The upcoming IAEA report follows a recent American accusation that Iran had masterminded a foiled terror plot to assassinate Saudi Arabia's Ambassador to the United States by blowing up a Washington restaurant with the help of a Mexican drug cartel.

But reinforcing its rejection of this assertion, Iranian authorities on Saturday handed over a letter to U.N. Secretary-General Ban Ki-moon that suggested that the American accusation was entirely misplaced. One of the suspects in the plot, Gholam Shakuri, actually belonged to Mujahideen Khalq Organisation (MKO), a rabidly anti-Iran group, Iran's English language broadcaster, Press TV reported.

On October 17, Iran's semi-official Mehr News Agency had reported that Mr.
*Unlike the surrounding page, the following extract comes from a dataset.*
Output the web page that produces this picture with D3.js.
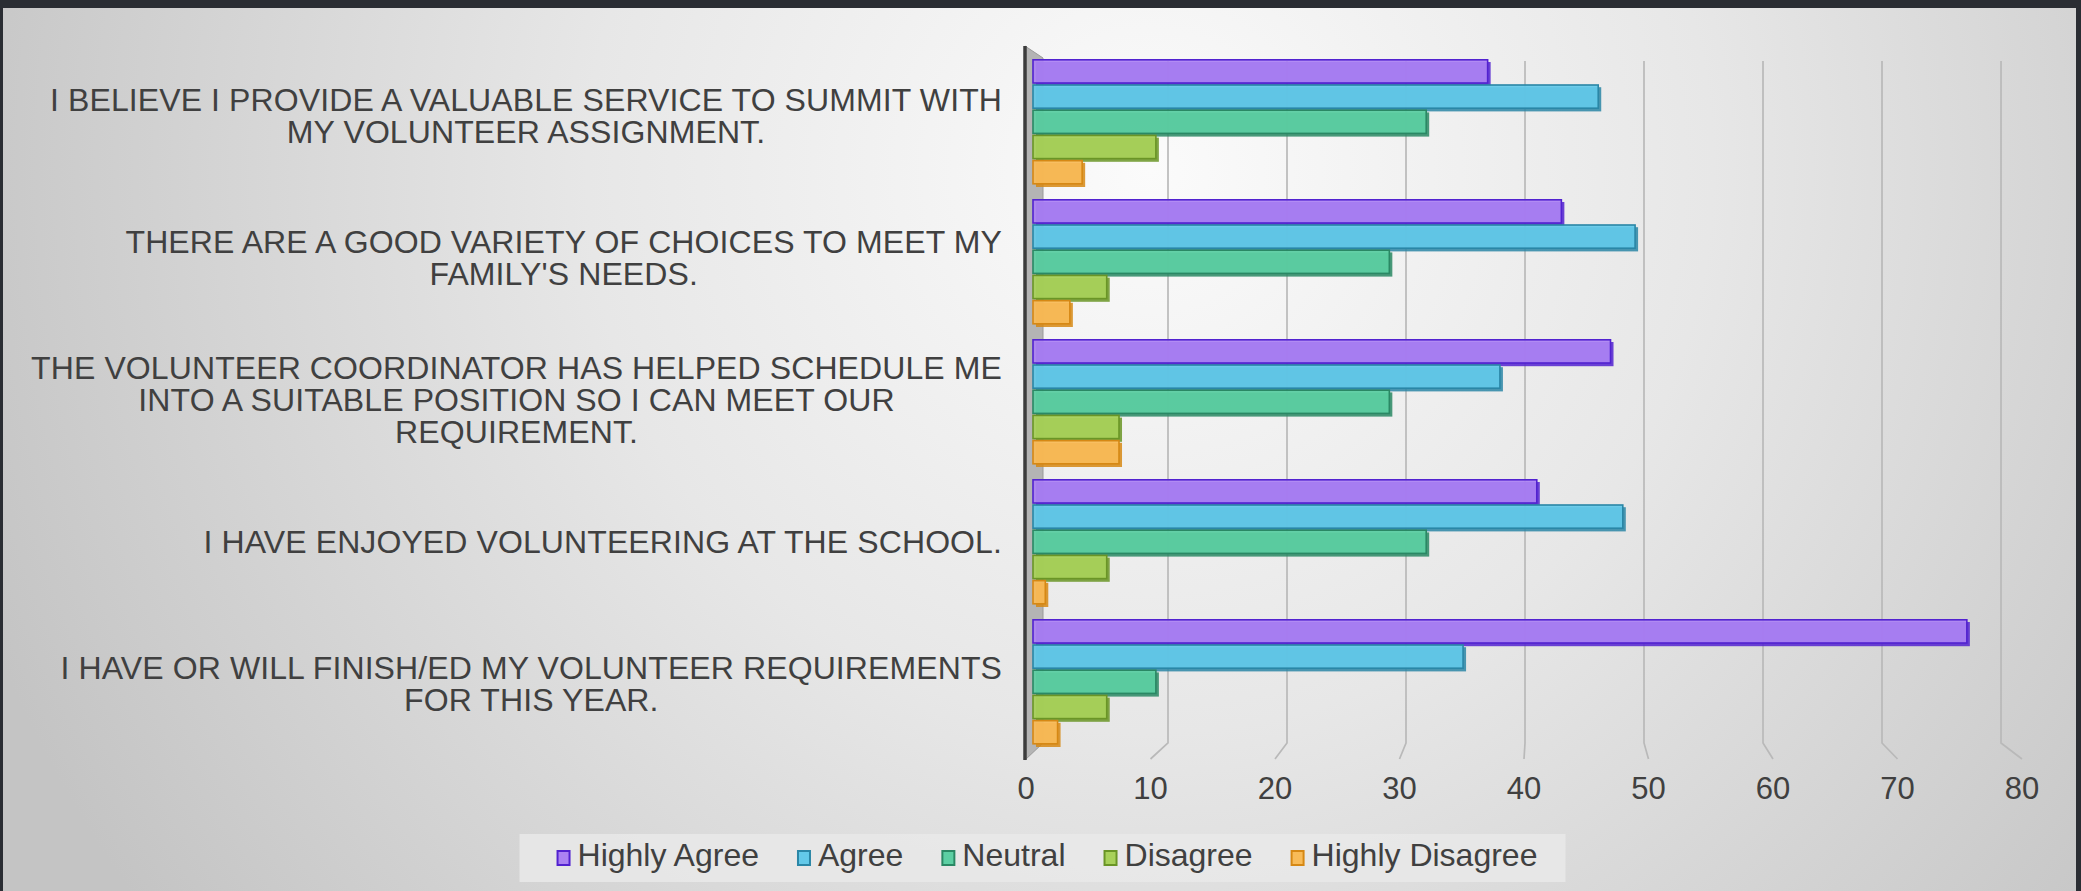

Shakuri had travelled to Washington and to Iraq to visit Camp Ashraf, the base of the MKO.

Mr. Salehi said the IAEA report, the assassination plot and accusations about human rights abuses were a “three-pronged attack from the West against Iran ... just an assault to pressure Iran into subjugation”. Instead of Iran, it was the U.S. which was involved in terrorism, Mr. Salehi stressed, pointing to the 100 “undeniable documents,” in Iran's possession which, in his view, proved Washington's complicity in terrorism.